Wednesday, February 01, 2012

The Prophecy of Scripture and John the Baptizer

Superman is easy to pick out in a crowd provided he is not out of costume. Any figure able to squeeze into smashing tights and a cape instantly conjures the image of “hero.” The Incredibles helped us rethink the whole cape thing; nevertheless, we still have this modern-day picture of a figure based on those tell-tale signs.

The Gospel of Mark begins with a description of a very peculiar man. He is dressed in camel’s hair with a leather belt around his waist and his diet is locusts and wild honey. We are also told the whole country of Judea was going out to him and all the people of Jerusalem and they were being baptized by him in the Jordan river, confessing their sins.
Now, what was attractive about this man? Why were so many going out to him, spilling their guts and being baptized? Was it is attire? What does the dress say about a man? Guys, there’s a great website out there called, “The Art of Manliness” which comes complete with a section on dress and grooming. Yes, men must be told how to dress and groom; otherwise, we would look like a bunch of wild men, and smell like wild men too. Catching where this is going? John the Baptist was a sight to behold, to be sure. I am confident that many did not go out to copy his attire nor did anyone come very close to him unintentionally. One almost visualizes people approaching him for baptism, holding their noses. But they were not looking at him this particular moment, were they? They were looking beyond him . . .

People were going out to him not because of his wardrobe and diet. People were going out to him because of his voice and because of what he was saying. People were going out to him because his voice was recognizable. Why is his voice so familiar? His voice is ancient and the gospel writer tells us something about John long before he is identifiable with the eye.
God in His unchanging Word said he was coming. “As it is written in Isaiah the prophet, ‘Behold, I send my messenger before you who will prepare your way. The voice of one crying in the wilderness . . .” 400 years before John was born, God made this voice heard and anyone who read scripture heard it. This is why his voice was familiar. Mark says in the next verse, “John appeared in the wilderness preaching . . .” What was John preaching but the same message God said he would preach, “Make ready the way of the Lord. Make His paths straight!” When John preached, he said “One is coming who is mightier than I . . .” John said the Lord was coming, so get ready. This is why people repented: God’s Word was at work.

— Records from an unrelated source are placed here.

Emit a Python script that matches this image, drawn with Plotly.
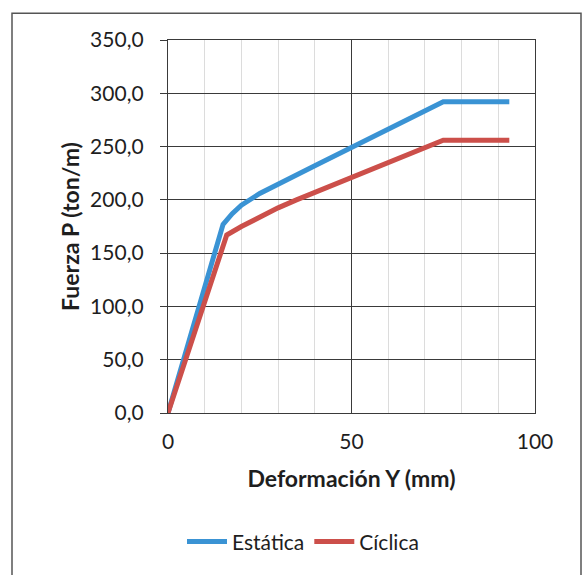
import plotly.graph_objects as go

# Load-deformation curves (mm vs ton/m)
def_estatica = [0, 15, 17.5, 20, 25, 30, 35, 40, 75, 93]
p_estatica = [0, 177, 187, 195, 206, 215, 224, 232, 292, 292]

def_ciclica = [0, 16, 20, 25, 30, 35, 40, 75, 93]
p_ciclica = [0, 167, 175, 184, 192.5, 200, 207, 256, 256]

series_names = ["Estática", "Cíclica"]
series_colors = ["#3a93d4", "#cc4f4a"]

W, H = 583, 575
L, R, T, B = 168, 48, 40, 159
pw, ph = W - L - R, H - T - B

font_family = "Lato, 'Open Sans', sans-serif"
text_color = "#1e1e1e"
grid_dark = "#3a3a3a"

fig = go.Figure()
for xs, ys, name, color in [
    (def_estatica, p_estatica, series_names[0], series_colors[0]),
    (def_ciclica, p_ciclica, series_names[1], series_colors[1]),
]:
    fig.add_trace(go.Scatter(
        x=xs, y=ys, name=name, mode="lines",
        line=dict(color=color, width=5),
    ))

# outer chart frame
def px_to_paper_x(px):
    return (px - L) / pw

def px_to_paper_y(py):
    return (H - B - py) / ph

fig.add_shape(
    type="rect", xref="paper", yref="paper",
    x0=px_to_paper_x(12), x1=px_to_paper_x(581),
    y0=px_to_paper_y(590), y1=px_to_paper_y(13),
    line=dict(color="#555555", width=1.5), layer="below",
)

fig.update_layout(
    width=W, height=H,
    margin=dict(l=L, r=R, t=T, b=B),
    paper_bgcolor="white", plot_bgcolor="white",
    separators=",.",
    font=dict(family=font_family, color=text_color, size=21),
    showlegend=True,
    legend=dict(
        orientation="h", x=px_to_paper_x(303), y=px_to_paper_y(546),
        xanchor="center", yanchor="middle",
        font=dict(size=21), itemwidth=40,
        bgcolor="rgba(0,0,0,0)",
    ),
)

fig.update_xaxes(
    range=[0, 100], dtick=50, tick0=0,
    showgrid=True, gridcolor=grid_dark, gridwidth=1.4,
    minor=dict(dtick=10, showgrid=True, gridcolor="#dcdcdc", gridwidth=1),
    showline=True, linecolor=grid_dark, linewidth=1.4, mirror=True,
    zeroline=False, ticks="", ticklabelstandoff=10,
    tickfont=dict(size=21),
    title=dict(text="<b>Deformación Y (mm)</b>", font=dict(size=23), standoff=18),
)
fig.update_yaxes(
    range=[0, 350], dtick=50, tick0=0, tickformat=".1f",
    showgrid=True, gridcolor=grid_dark, gridwidth=1.4,
    showline=True, linecolor=grid_dark, linewidth=1.4, mirror=True,
    zeroline=False, ticks="outside", ticklen=7, tickcolor=grid_dark,
    ticklabelstandoff=12,
    tickfont=dict(size=21),
    title=dict(text="<b>Fuerza P (ton/m)</b>", font=dict(size=23), standoff=4),
)

fig.write_html("out.html")
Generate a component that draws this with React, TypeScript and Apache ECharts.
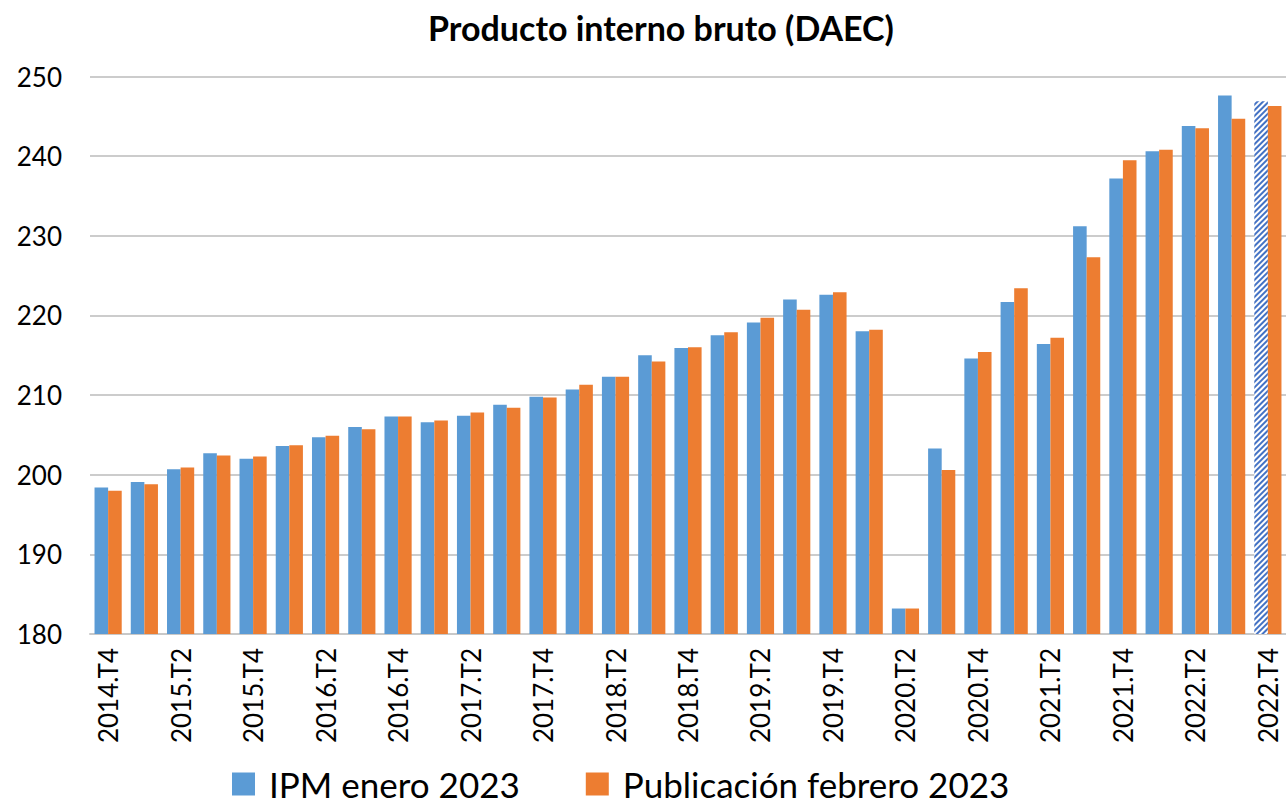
import React, { useEffect, useRef } from "react";
import * as echarts from "echarts";

const categories: string[] = [
  "2014.T4",
  "2015.T1", "2015.T2", "2015.T3", "2015.T4",
  "2016.T1", "2016.T2", "2016.T3", "2016.T4",
  "2017.T1", "2017.T2", "2017.T3", "2017.T4",
  "2018.T1", "2018.T2", "2018.T3", "2018.T4",
  "2019.T1", "2019.T2", "2019.T3", "2019.T4",
  "2020.T1", "2020.T2", "2020.T3", "2020.T4",
  "2021.T1", "2021.T2", "2021.T3", "2021.T4",
  "2022.T1", "2022.T2", "2022.T3", "2022.T4",
];

const ipmEnero: number[] = [
  198.4, 199.1, 200.7, 202.7, 202.0, 203.6, 204.7, 206.0, 207.3, 206.6,
  207.4, 208.8, 209.8, 210.7, 212.3, 215.0, 215.9, 217.5, 219.1, 222.0,
  222.6, 218.0, 183.2, 203.3, 214.6, 221.7, 216.4, 231.2, 237.2, 240.6,
  243.8, 247.6, 246.9,
];

const pubFebrero: number[] = [
  198.0, 198.8, 200.9, 202.4, 202.3, 203.7, 204.9, 205.7, 207.3, 206.8,
  207.8, 208.4, 209.7, 211.3, 212.3, 214.2, 216.0, 217.9, 219.7, 220.7,
  222.9, 218.2, 183.2, 200.6, 215.4, 223.4, 217.2, 227.3, 239.5, 240.8,
  243.5, 244.7, 246.3,
];

const yTicks = { min: 180, max: 250, interval: 10 };

const FONT = "Lato, 'Open Sans', sans-serif";

export default function App() {
  const ref = useRef<HTMLDivElement>(null);

  useEffect(() => {
    if (!ref.current) return;
    const chart = echarts.init(ref.current, undefined, { renderer: "svg" });
    const last = ipmEnero.length - 1;
    const blueData = ipmEnero.map((v, i) =>
      i === last
        ? {
            value: v,
            itemStyle: {
              color: "#ffffff",
              decal: {
                symbol: "rect",
                color: "#4472C4",
                backgroundColor: "#ffffff",
                dashArrayX: [1, 0],
                dashArrayY: [2, 2],
                rotation: -Math.PI / 4,
                symbolSize: 1,
              },
            },
          }
        : v
    );
    chart.setOption({
      animation: false,
      backgroundColor: "#ffffff",
      title: {
        text: "Producto interno bruto (DAEC)",
        left: 656,
        textAlign: "center",
        top: 5,
        textStyle: {
          fontFamily: FONT,
          fontSize: 34,
          fontWeight: "bold",
          color: "#000000",
        },
      },
      legend: {
        top: 766,
        left: 232,
        padding: 0,
        icon: "rect",
        itemWidth: 23,
        itemHeight: 23,
        itemGap: 66,
        textStyle: {
          fontFamily: FONT,
          fontSize: 35,
          lineHeight: 36,
          color: "#000000",
          padding: [0, 0, 0, 9],
        },
        data: ["IPM enero 2023", "Publicación febrero 2023"],
      },
      grid: { left: 90, right: -4, top: 76.5, bottom: 176, containLabel: false },
      xAxis: {
        type: "category",
        data: categories,
        axisLine: { lineStyle: { color: "#c8c8c8", width: 2 } },
        axisTick: { show: false },
        axisLabel: {
          interval: 1,
          rotate: 90,
          margin: 14,
          fontFamily: FONT,
          fontSize: 26,
          color: "#000000",
        },
      },
      yAxis: {
        type: "value",
        min: yTicks.min,
        max: yTicks.max,
        interval: yTicks.interval,
        axisLine: { show: false },
        axisTick: { show: false },
        splitLine: { lineStyle: { color: "#cccccc", width: 2 } },
        axisLabel: {
          margin: 28,
          fontFamily: FONT,
          fontSize: 26,
          color: "#000000",
        },
      },
      series: [
        {
          name: "IPM enero 2023",
          type: "bar",
          data: blueData,
          barGap: "0%",
          barCategoryGap: "25%",
          itemStyle: { color: "#5B9BD5" },
        },
        {
          name: "Publicación febrero 2023",
          type: "bar",
          data: pubFebrero,
          barGap: "0%",
          barCategoryGap: "25%",
          itemStyle: { color: "#ED7D31" },
        },
      ],
    });
    return () => chart.dispose();
  }, []);

  return (
    <div
      ref={ref}
      style={{ position: "fixed", left: 0, top: 0, width: 1286, height: 810 }}
    />
  );
}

Dr. Robertson McQuilkin in his book, “Understanding and Applying the Bible,” describes three purposes for prophecy: first, to establish the authentic of the one who is speaking. God had John’s back. Second, to cause a change in those who heard and this is precisely what happened. Finally, to establishing confidence in God who foretold the events. People were directed to look beyond John through the lens of scripture in the power of God’s Holy Spirit to see Him who was coming.
John is a divinely promised messenger preaching a divinely promised message for the divinely promised Messiah. The message he delivered was in a recognizable prophetic voice declaring “Make ready the way of the Lord,” meaning that people cannot carry on as they always have. Change is required—not a change of clothes or diet but change of heart.

The Bible is God’s unchanging word, so as you move through the world, take a moment to consider the source of your confidence for ministry. Who is your supreme your subject in every way you handle and dispense scripture? How dare anyone presume it fails!